The pair, who were tracked down thanks to tips from the public, told investigators they built the tunnel for “personal reasons” and their explanation has been verified, Const. Victor Kwong said.
Kwong said police have determined there was never any criminal intent or danger to public safety, and no charges will be laid.
“It literally was these two guys who had an idea to create a place to themselves to hang out in,” he said.
“You think about a kid making a fort, digging a hole — add 15 years to that,” he said.
Kwong said the men are not believed to be survivalists, adding they just “wanted to dig a tunnel.”
The men had “no idea” they weren’t allowed to dig in a public park and were apologetic during their interview with police, he said.
Toronto bylaw enforcement said they would look into whether any city rules had been breached and whether any tickets or fines would be issued.
Police are not releasing the men’s names, or any further details since the case is not a criminal investigation, but Kwong said there is no connection to York University, which is near the site where the tunnel was found, or the Pan Am Games.
Toronto police announced the discovery of the tunnel on Feb. 24 and released photos of the site, prompting media coverage across Canada and abroad.
The bunker, discovered in January by a conservation officer in a densely wooded area, is located 25 metres from the fence of the Rexall Centre, which is to host tennis events for the summer’s Pan Am Games.
Inside, police say they found plywood wall supports, a generator and a sump pump, as well as a rosary with a Remembrance Day poppy nailed to a wall.
Police said the chamber was almost two metres high, 86 centimetres wide and 10 metres long.

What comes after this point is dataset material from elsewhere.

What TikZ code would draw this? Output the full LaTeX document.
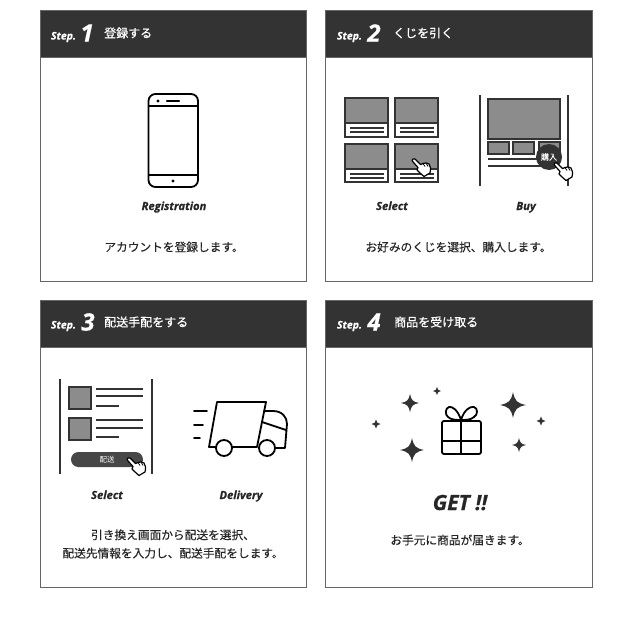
\documentclass[tikz,border=0pt]{standalone}
\usepackage{fontspec}
\setmainfont{Noto Sans CJK JP}
\newfontfamily\latinfont[FakeBold=0.6]{Open Sans Bold Italic}
\newfontfamily\titlefont[FakeBold=0.5]{Noto Sans CJK JP}
\newfontfamily\bodyfont[FakeBold=0.2]{Noto Sans CJK JP}
\definecolor{headgray}{HTML}{333333}
\definecolor{framegray}{HTML}{666666}
\definecolor{thumbgray}{HTML}{8C8C8C}
\tikzset{
  card/.style={draw=framegray,line width=1pt,fill=white},
  head/.style={fill=headgray,draw=framegray,line width=1pt},
  steplabel/.style={text=white,font=\latinfont\fontsize{10.5}{10.5}\selectfont,inner sep=0pt},
  stepnum/.style={text=white,font=\latinfont\fontsize{24}{24}\selectfont,inner sep=0pt},
  steptitle/.style={text=white,anchor=west,font=\titlefont\fontsize{12}{12}\selectfont,inner sep=0pt},
  caption/.style={text=black!85,font=\bodyfont\fontsize{11.7}{18.3}\selectfont,align=center,inner sep=0pt},
  enlabel/.style={text=black!85,anchor=base,font=\latinfont\fontsize{11.2}{11.2}\selectfont,inner sep=0pt},
  thumb/.style={draw=headgray,line width=1.1pt,fill=thumbgray},
  rule/.style={draw=headgray,line width=1.1pt},
  bar/.style={draw=headgray,line width=1.5pt},
  icon/.style={draw=black,line width=1.8pt,line join=round,line cap=round},
  sparkle/.pic={\fill[headgray] (0,-1) .. controls (0.15,-0.3) and (0.3,-0.15) .. (1,0) .. controls (0.3,0.15) and (0.15,0.3) .. (0,1) .. controls (-0.15,0.3) and (-0.3,0.15) .. (-1,0) .. controls (-0.3,-0.15) and (-0.15,-0.3) .. (0,-1) -- cycle;},
  handicon/.pic={\draw[draw=black,fill=white,line width=1.2pt,line join=round] (0,0) .. controls (-1.2,0.8) and (-1,1.5) .. (-0.3,2.5) -- (5,8.5) -- (4,11) .. controls (5,12) and (8,15) .. (11,17.5) -- (17,14) .. controls (18,10) and (17.5,7) .. (16,5) .. controls (14,3.8) and (12,3.5) .. (10,4.5) -- (7.5,5.5) -- (2,0) .. controls (1.3,-0.6) and (0.6,-0.5) .. (0,0) -- cycle;
    \draw[draw=black,line width=0.8pt] (10,4.5) -- (12,7.5) (13,4) -- (15,7.5);},
}
\begin{document}
\begin{tikzpicture}[x=1pt,y=-1pt]
  \useasboundingbox (0,0) rectangle (626,618);
  % cards
  \draw[card] (40,11) rectangle (306,281);
  \draw[card] (325,11) rectangle (592,281);
  \draw[card] (40,300) rectangle (306,587);
  \draw[card] (325,300) rectangle (592,587);
  \draw[head] (40,11) rectangle (306,58);
  \draw[head] (325,11) rectangle (592,58);
  \draw[head] (40,300) rectangle (306,347);
  \draw[head] (325,300) rectangle (592,347);
  % headers
  \node[steplabel] (s1) at (63.5,37) {Step.};
  \node[stepnum] (n1) at (87,33) {1};
  \node[steptitle] (t1) at (104,33) {登録する};
  \node[steplabel] (s2) at (349.5,37) {Step.};
  \node[stepnum] (n2) at (374,33) {2};
  \node[steptitle] (t2) at (393,33) {くじを引く};
  \node[steplabel] (s3) at (63.5,326) {Step.};
  \node[stepnum] (n3) at (88,322) {3};
  \node[steptitle] (t3) at (104,322) {配送手配をする};
  \node[steplabel] (s4) at (349.5,326) {Step.};
  \node[stepnum] (n4) at (374,322) {4};
  \node[steptitle] (t4) at (394,322) {商品を受け取る};
  % captions
  \node[caption] (c1) at (174,247) {アカウントを登録します。};
  \node[caption] (c2) at (458.5,247) {お好みのくじを選択、購入します。};
  \node[caption] (c3) at (173,544) {引き換え画面から配送を選択、\\配送先情報を入力し、配送手配をします。};
  \node[caption] (c4) at (460,540) {お手元に商品が届きます。};
  \node[enlabel] (registration) at (174,210) {Registration};
  \node[enlabel] (select2) at (392,210) {Select};
  \node[enlabel] (buy) at (526,210) {Buy};
  \node[enlabel] (select3) at (107,499) {Select};
  \node[enlabel] (delivery) at (241,499) {Delivery};
  \node[enlabel,font=\latinfont\fontsize{21}{21}\selectfont] (get) at (460,510) {GET !!};
  % phone
  \draw[icon,rounded corners=7pt] (148.5,94) rectangle (198,187);
  \draw[icon] (149,106) -- (198,106);
  \draw[icon] (149,175) -- (198,175);
  \draw[icon,line width=2.4pt] (167,101) -- (179,101);
  \fill (158,101) circle (1.7pt);
  \fill (173,181) circle (1.7pt);
  % select thumbs
  \draw[rule,fill=white] (345,98) rectangle (388,137);
  \draw[thumb] (345,98) rectangle (388,123);
  \draw[rule] (350,128) -- (384,128);
  \draw[rule] (350,132) -- (384,132);
  \draw[rule,fill=white] (395,98) rectangle (438,137);
  \draw[thumb] (395,98) rectangle (438,123);
  \draw[rule] (400,128) -- (434,128);
  \draw[rule] (400,132) -- (434,132);
  \draw[rule,fill=white] (345,144) rectangle (388,182);
  \draw[thumb] (345,144) rectangle (388,169);
  \draw[rule] (350,174) -- (384,174);
  \draw[rule] (350,178) -- (384,178);
  \draw[rule,fill=white] (395,144) rectangle (438,182);
  \draw[thumb] (395,144) rectangle (438,169);
  \draw[rule] (400,174) -- (434,174);
  \draw[rule] (400,178) -- (434,178);
  \pic at (413,159) {handicon};
  % buy
  \draw[bar] (480,95) -- (480,186);
  \draw[bar] (568,95) -- (568,186);
  \draw[thumb] (488,99) rectangle (560,139);
  \draw[thumb] (488,142) rectangle (509,154);
  \draw[thumb] (513,142) rectangle (534,154);
  \draw[thumb] (539,142) rectangle (560,154);
  \draw[rule] (488,159) -- (543,159);
  \draw[rule] (488,166) -- (543,166);
  \node[circle,fill=headgray,minimum size=26pt,inner sep=0pt,text=white,font=\titlefont\fontsize{8}{8}\selectfont] (buybtn) at (549,157) {購入};
  \pic at (555,163) {handicon};
  % order list
  \draw[bar] (60,379) -- (60,474);
  \draw[bar] (152,379) -- (152,474);
  \draw[thumb] (69,387) rectangle (91,409);
  \draw[rule] (96,389) -- (143,389);
  \draw[rule] (96,396) -- (143,396);
  \draw[rule] (96,406) -- (119,406);
  \draw[thumb] (69,418) rectangle (91,440);
  \draw[rule] (96,420) -- (143,420);
  \draw[rule] (96,428) -- (143,428);
  \draw[rule] (96,437) -- (119,437);
  \node[fill=headgray!90,rounded corners=7.5pt,minimum width=72pt,minimum height=15pt,inner sep=0pt,text=white,font=\fontsize{7.5}{7.5}\selectfont] (orderbtn) at (107,459.5) {配送};
  \pic at (128,458) {handicon};
  % truck
  \draw[icon] (194,411) -- (207,411);
  \draw[icon] (194,425) -- (203,425);
  \draw[icon] (194,438) -- (200,438);
  \draw[icon] (217,402) -- (266,402) -- (257,447) -- (209,447) -- cycle;
  \draw[icon] (264,411) -- (273,411) .. controls (282,411) and (287,417) .. (287,424) -- (285,448) -- (276,448);
  \draw[icon] (262,422) -- (286,430);
  \draw[icon,fill=white] (224,448) circle (8pt);
  \draw[icon,fill=white] (267,448) circle (8pt);
  % gift
  \draw[icon,rounded corners=2pt] (442,421) rectangle (481,454);
  \draw[icon] (461,421) -- (461,454);
  \draw[icon] (442,441) -- (481,441);
  \draw[icon] (461,420) .. controls (458,410) and (452,406) .. (449,407) .. controls (445,408) and (445,415) .. (448,417) .. controls (451,420) and (457,420) .. (461,420) .. controls (465,420) and (471,420) .. (474,417) .. controls (478,415) and (478,408) .. (474,407) .. controls (470,406) and (464,410) .. (461,420);
  \pic[scale=9] at (410,403) {sparkle};
  \pic[scale=4] at (437,391) {sparkle};
  \pic[scale=4.5] at (376,424) {sparkle};
  \pic[scale=12] at (412,450) {sparkle};
  \pic[scale=13] at (513,405) {sparkle};
  \pic[scale=4.5] at (541,421) {sparkle};
  \pic[scale=7] at (519,445) {sparkle};
\end{tikzpicture}
\end{document}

Even though the bunker “looked impressive,” the men have no formal training in construction, Kwong said.
Deputy police Chief Mark Saunders had said there was no evidence to suggest any criminal intent in the tunnel’s construction, adding “there’s no criminal offence for digging a hole.”
But he asked for the public’s help in solving the mystery and said police would continue to investigate until they discovered who built it, and that other authorities — including national and international security agencies — were notified.
The discovery of what has become known as the “mystery tunnel” made international headlines, while social media bubbled with theories that ranged from zombie hideouts to affordable housing.